Play the Final Mix version, included in the HD 1.5+2.5 ReMix collection on PS4 and later platforms — it adds extra boss content, cutscenes and balance tweaks that were Japan-exclusive on the original 2006 Western PS2 release, including a genuinely brutal set of optional Data Organization XIII rematches built specifically to test whether a player actually internalised the Reaction Command and Drive Form systems rather than button-mashed through them the first time.
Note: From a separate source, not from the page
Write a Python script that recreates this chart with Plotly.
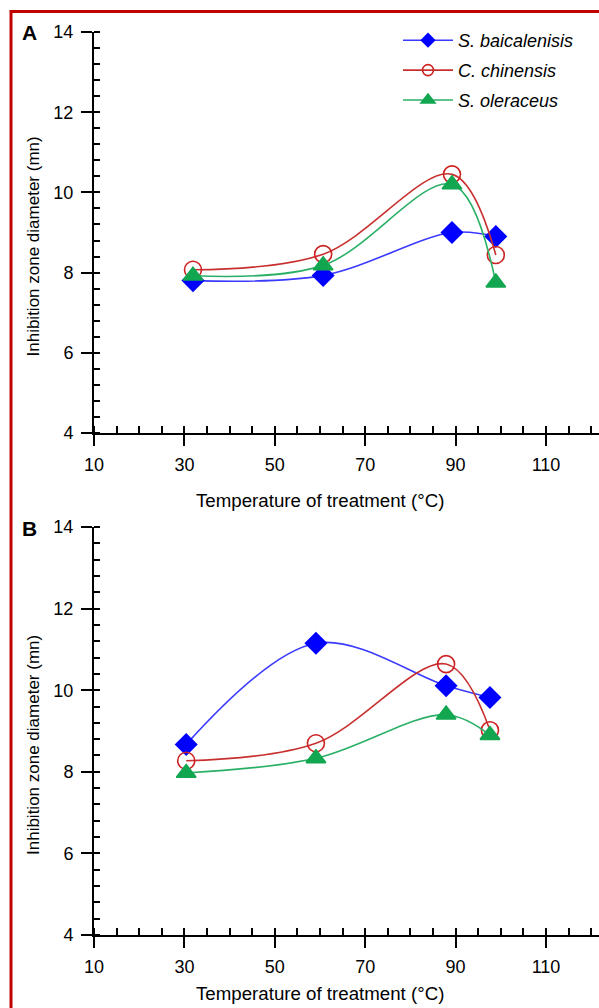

What to play next: pair this one with Xenoblade Chronicles for a real-time system built on a similarly ambitious, similarly uneven scale, or with Vagrant Story for the other end of the same Square talent pool applying comparable design discipline to a script that, unlike KH2’s, never loses track of its own mythology.
Spoilers below
Roxas is revealed to be Sora’s Nobody, a being created when Sora temporarily lost his heart in the first game’s ending, existing as an independent person with his own memories and relationships before those experiences are folded back into Sora over the course of KH2’s story — meaning the prologue’s seaside-town cast are constructs of Roxas’s psyche processing that reintegration, not literal people, a twist the game only lets you understand retroactively once Sora properly wakes up. Organization XIII’s true goal turns out to be manufacturing an artificial being called Kingdom Hearts from captured hearts in order to become whole again themselves, and their leader, Xemnas, is revealed as the Nobody of Xehanort, the series’ recurring antagonist across multiple games, a reveal that retroactively connects KH2’s entire plot to a handheld prequel’s ending in a way the base PS2 release never adequately explains without that outside context.